"Hunt Takes Hare": Theming Games Through Game-Word Vector Translation
Rabii Younès, Cook Michael
TL;DR
This work addresses the challenge of theming games by linking game embeddings learned from play logs with word embeddings that capture real-world semantics. It proposes three retheming models, including a Word-vectors-only baseline and two joint models that map game-space relationships into word-space translations using either a per-token linear transform or guiding vectors derived from specific examples or semantic fields. Empirical results on chess demonstrate that incorporating game embeddings yields more coherent and dynamic wildlife-themed rethemes than word-only methods, illustrating the value of dynamic game knowledge for thematic translation. The approach offers a scalable, data-driven path to theming, tutorialisation, and procedurally generated game content, with potential applicability across a broader set of games and themes.
Abstract
A game's theme is an important part of its design -- it conveys narrative information, rhetorical messages, helps the player intuit strategies, aids in tutorialisation and more.
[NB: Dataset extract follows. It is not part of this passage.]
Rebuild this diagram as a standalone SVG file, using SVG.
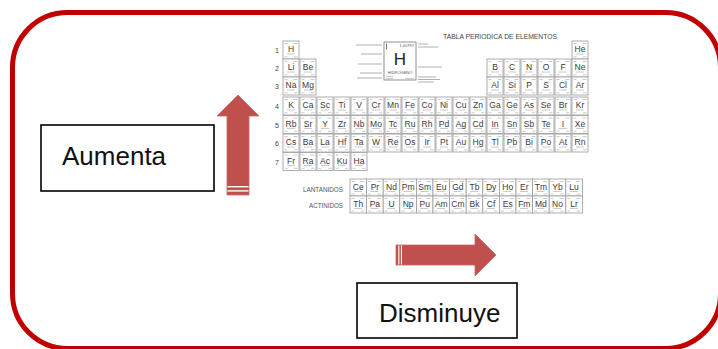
<svg xmlns="http://www.w3.org/2000/svg" xmlns:xlink="http://www.w3.org/1999/xlink" width="718" height="349" viewBox="0 0 718 349">
<style>
.frame{fill:none;stroke:#C00000;stroke-width:5}
.box{fill:#fff;stroke:#000;stroke-width:1.6}
.lbl{font-family:"Liberation Sans",Arial,sans-serif;font-size:26px;fill:#111}
.arrow{fill:#C0504D;stroke:#C96563;stroke-width:0.8}
.stripe{fill:#fff}
.cellr{fill:#fff;stroke:#9a9a9a;stroke-width:0.8}
.deco{stroke:#bdbdbd;stroke-width:0.8;fill:none}
.sym{font-family:"Liberation Sans",Arial,sans-serif;font-size:8.5px;fill:#3a3a3a;text-anchor:middle}
.rn{font-family:"Liberation Sans",Arial,sans-serif;font-size:7px;fill:#444;text-anchor:middle}
.tiny{font-family:"Liberation Sans",Arial,sans-serif;font-size:6.5px;fill:#555}
.mark{stroke:#b0b0b0;stroke-width:1.1}
</style>
<defs>
<g id="cell"><rect class="cellr" width="16" height="18"/><path class="deco" d="M1.5 2.5h3M10.5 2.5h4M4 13h8M1.5 15.8h3M11 15.8h3.5"/></g>
<g id="lcell"><rect class="cellr" width="16.6" height="17"/><path class="deco" d="M1.5 2.5h3M10.5 2.5h4M4 12.5h8M1.5 15h3M11 15h3.5"/></g>
</defs>

<rect id="frame" class="frame" x="12.5" y="12.5" width="708" height="336" rx="55" ry="55"/>

<g id="periodic-table">
<text x="500" y="39" font-family="Liberation Sans, Arial, sans-serif" font-size="8" fill="#444" text-anchor="middle" textLength="114" lengthAdjust="spacingAndGlyphs">TABLA PERIODICA DE ELEMENTOS</text>
<g class="rn">
<text x="277" y="53">1</text><text x="277" y="71">2</text><text x="277" y="89">3</text>
<text x="277" y="109">4</text><text x="277" y="127.5">5</text><text x="277" y="146">6</text><text x="277" y="164.5">7</text>
</g>
<g id="key">
<path class="mark" d="M356 45h26M361 54h21M358 64h24M360 73h22M357 78h25"/>
<path class="mark" d="M418 44h10M418 47h20M418 67h24M418 77h18M418 79.5h22M418 82h16"/>
<rect x="384" y="42" width="32" height="38" fill="#fff" stroke="#777" stroke-width="0.8"/>
<path d="M386.5 43.5v6" stroke="#555" stroke-width="0.8"/>
<text x="414" y="46.5" font-family="Liberation Sans, Arial, sans-serif" font-size="4" fill="#555" text-anchor="end">1.00797</text>
<text x="400" y="65" font-family="Liberation Sans, Arial, sans-serif" font-size="17" fill="#222" text-anchor="middle">H</text>
<text x="400" y="73.5" font-family="Liberation Sans, Arial, sans-serif" font-size="4" fill="#555" text-anchor="middle">HIDROGENO</text>
<path class="deco" d="M386 76.5h7M386 78.5h7M405 78.5h9"/>
</g>
<g id="cells">
<use xlink:href="#cell" x="283" y="41"/><use xlink:href="#cell" x="572" y="41"/>
<use xlink:href="#cell" x="283" y="59"/><use xlink:href="#cell" x="300" y="59"/>
<use xlink:href="#cell" x="487" y="59"/><use xlink:href="#cell" x="504" y="59"/><use xlink:href="#cell" x="521" y="59"/><use xlink:href="#cell" x="538" y="59"/><use xlink:href="#cell" x="555" y="59"/><use xlink:href="#cell" x="572" y="59"/>
<use xlink:href="#cell" x="283" y="77"/><use xlink:href="#cell" x="300" y="77"/>
<use xlink:href="#cell" x="487" y="77"/><use xlink:href="#cell" x="504" y="77"/><use xlink:href="#cell" x="521" y="77"/><use xlink:href="#cell" x="538" y="77"/><use xlink:href="#cell" x="555" y="77"/><use xlink:href="#cell" x="572" y="77"/>
<g transform="translate(0,97)">
<use xlink:href="#cell" x="283"/><use xlink:href="#cell" x="300"/><use xlink:href="#cell" x="317"/><use xlink:href="#cell" x="334"/><use xlink:href="#cell" x="351"/><use xlink:href="#cell" x="368"/><use xlink:href="#cell" x="385"/><use xlink:href="#cell" x="402"/><use xlink:href="#cell" x="419"/><use xlink:href="#cell" x="436"/><use xlink:href="#cell" x="453"/><use xlink:href="#cell" x="470"/><use xlink:href="#cell" x="487"/><use xlink:href="#cell" x="504"/><use xlink:href="#cell" x="521"/><use xlink:href="#cell" x="538"/><use xlink:href="#cell" x="555"/><use xlink:href="#cell" x="572"/>
</g>
<g transform="translate(0,115.5)">
<use xlink:href="#cell" x="283"/><use xlink:href="#cell" x="300"/><use xlink:href="#cell" x="317"/><use xlink:href="#cell" x="334"/><use xlink:href="#cell" x="351"/><use xlink:href="#cell" x="368"/><use xlink:href="#cell" x="385"/><use xlink:href="#cell" x="402"/><use xlink:href="#cell" x="419"/><use xlink:href="#cell" x="436"/><use xlink:href="#cell" x="453"/><use xlink:href="#cell" x="470"/><use xlink:href="#cell" x="487"/><use xlink:href="#cell" x="504"/><use xlink:href="#cell" x="521"/><use xlink:href="#cell" x="538"/><use xlink:href="#cell" x="555"/><use xlink:href="#cell" x="572"/>
</g>
<g transform="translate(0,134)">
<use xlink:href="#cell" x="283"/><use xlink:href="#cell" x="300"/><use xlink:href="#cell" x="317"/><use xlink:href="#cell" x="334"/><use xlink:href="#cell" x="351"/><use xlink:href="#cell" x="368"/><use xlink:href="#cell" x="385"/><use xlink:href="#cell" x="402"/><use xlink:href="#cell" x="419"/><use xlink:href="#cell" x="436"/><use xlink:href="#cell" x="453"/><use xlink:href="#cell" x="470"/><use xlink:href="#cell" x="487"/><use xlink:href="#cell" x="504"/><use xlink:href="#cell" x="521"/><use xlink:href="#cell" x="538"/><use xlink:href="#cell" x="555"/><use xlink:href="#cell" x="572"/>
</g>
<g transform="translate(0,152.5)">
<use xlink:href="#cell" x="283"/><use xlink:href="#cell" x="300"/><use xlink:href="#cell" x="317"/><use xlink:href="#cell" x="334"/><use xlink:href="#cell" x="351"/>
</g>
<g transform="translate(350,179)">
<use xlink:href="#lcell" x="0"/><use xlink:href="#lcell" x="16.6"/><use xlink:href="#lcell" x="33.2"/><use xlink:href="#lcell" x="49.8"/><use xlink:href="#lcell" x="66.4"/><use xlink:href="#lcell" x="83"/><use xlink:href="#lcell" x="99.6"/><use xlink:href="#lcell" x="116.2"/><use xlink:href="#lcell" x="132.8"/><use xlink:href="#lcell" x="149.4"/><use xlink:href="#lcell" x="166"/><use xlink:href="#lcell" x="182.6"/><use xlink:href="#lcell" x="199.2"/><use xlink:href="#lcell" x="215.8"/>
</g>
<g transform="translate(350,196)">
<use xlink:href="#lcell" x="0"/><use xlink:href="#lcell" x="16.6"/><use xlink:href="#lcell" x="33.2"/><use xlink:href="#lcell" x="49.8"/><use xlink:href="#lcell" x="66.4"/><use xlink:href="#lcell" x="83"/><use xlink:href="#lcell" x="99.6"/><use xlink:href="#lcell" x="116.2"/><use xlink:href="#lcell" x="132.8"/><use xlink:href="#lcell" x="149.4"/><use xlink:href="#lcell" x="166"/><use xlink:href="#lcell" x="182.6"/><use xlink:href="#lcell" x="199.2"/><use xlink:href="#lcell" x="215.8"/>
</g>
</g>
<g id="symbols" class="sym">
<text x="291" y="52">H</text><text x="580" y="52">He</text>
<text x="291" y="70">Li</text><text x="308" y="70">Be</text><text x="495" y="70">B</text><text x="512" y="70">C</text><text x="529" y="70">N</text><text x="546" y="70">O</text><text x="563" y="70">F</text><text x="580" y="70">Ne</text>
<text x="291" y="88">Na</text><text x="308" y="88">Mg</text><text x="495" y="88">Al</text><text x="512" y="88">Si</text><text x="529" y="88">P</text><text x="546" y="88">S</text><text x="563" y="88">Cl</text><text x="580" y="88">Ar</text>
<g transform="translate(0,108)">
<text x="291">K</text><text x="308">Ca</text><text x="325">Sc</text><text x="342">Ti</text><text x="359">V</text><text x="376">Cr</text><text x="393">Mn</text><text x="410">Fe</text><text x="427">Co</text><text x="444">Ni</text><text x="461">Cu</text><text x="478">Zn</text><text x="495">Ga</text><text x="512">Ge</text><text x="529">As</text><text x="546">Se</text><text x="563">Br</text><text x="580">Kr</text>
</g>
<g transform="translate(0,126.5)">
<text x="291">Rb</text><text x="308">Sr</text><text x="325">Y</text><text x="342">Zr</text><text x="359">Nb</text><text x="376">Mo</text><text x="393">Tc</text><text x="410">Ru</text><text x="427">Rh</text><text x="444">Pd</text><text x="461">Ag</text><text x="478">Cd</text><text x="495">In</text><text x="512">Sn</text><text x="529">Sb</text><text x="546">Te</text><text x="563">I</text><text x="580">Xe</text>
</g>
<g transform="translate(0,145)">
<text x="291">Cs</text><text x="308">Ba</text><text x="325">La</text><text x="342">Hf</text><text x="359">Ta</text><text x="376">W</text><text x="393">Re</text><text x="410">Os</text><text x="427">Ir</text><text x="444">Pt</text><text x="461">Au</text><text x="478">Hg</text><text x="495">Tl</text><text x="512">Pb</text><text x="529">Bi</text><text x="546">Po</text><text x="563">At</text><text x="580">Rn</text>
</g>
<g transform="translate(0,163.5)">
<text x="291">Fr</text><text x="308">Ra</text><text x="325">Ac</text><text x="342">Ku</text><text x="359">Ha</text>
</g>
<g transform="translate(358.3,189.5)">
<text x="0">Ce</text><text x="16.6">Pr</text><text x="33.2">Nd</text><text x="49.8">Pm</text><text x="66.4">Sm</text><text x="83">Eu</text><text x="99.6">Gd</text><text x="116.2">Tb</text><text x="132.8">Dy</text><text x="149.4">Ho</text><text x="166">Er</text><text x="182.6">Tm</text><text x="199.2">Yb</text><text x="215.8">Lu</text>
</g>
<g transform="translate(358.3,206.5)">
<text x="0">Th</text><text x="16.6">Pa</text><text x="33.2">U</text><text x="49.8">Np</text><text x="66.4">Pu</text><text x="83">Am</text><text x="99.6">Cm</text><text x="116.2">Bk</text><text x="132.8">Cf</text><text x="149.4">Es</text><text x="166">Fm</text><text x="182.6">Md</text><text x="199.2">No</text><text x="215.8">Lr</text>
</g>
</g>
<text class="tiny" x="343" y="191.5" text-anchor="end" textLength="40" lengthAdjust="spacingAndGlyphs">LANTANIDOS</text>
<text class="tiny" x="343" y="208" text-anchor="end" textLength="34" lengthAdjust="spacingAndGlyphs">ACTINIDOS</text>
</g>

<g id="connectors">
<g id="arrow-up">
<polygon class="arrow" points="238,95 259,116 249,116 249,195 227,195 227,116 217,116"/>
<rect class="stripe" x="227.5" y="186" width="21" height="1.4"/>
<rect class="stripe" x="227.5" y="190.2" width="21" height="1.4"/>
</g>
<g id="arrow-right">
<polygon class="arrow" points="496,255 475,234 475,245 396,245 396,265 475,265 475,276"/>
<rect class="stripe" x="398.3" y="245.5" width="1.1" height="19"/>
<rect class="stripe" x="400.9" y="245.5" width="1.1" height="19"/>
</g>
</g>

<g id="node-aumenta">
<rect class="box" x="41" y="125" width="173" height="66"/>
<text class="lbl" x="62" y="165">Aumenta</text>
</g>
<g id="node-disminuye">
<rect class="box" x="357" y="283" width="160" height="55"/>
<text class="lbl" x="379" y="322">Disminuye</text>
</g>
</svg>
Thematic elements of games are notoriously difficult for AI systems to understand and manipulate, however, and often rely on large amounts of hand-written interpretations and knowledge. In this paper we present a technique which connects game embeddings, a recent method for modelling game dynamics from log data, and word embeddings, which models semantic information about language. We explain two different approaches for using game embeddings in this way, and show evidence that game embeddings enhance the linguistic translations of game concepts from one theme to another, opening up exciting new possibilities for reasoning about the thematic elements of games in the future.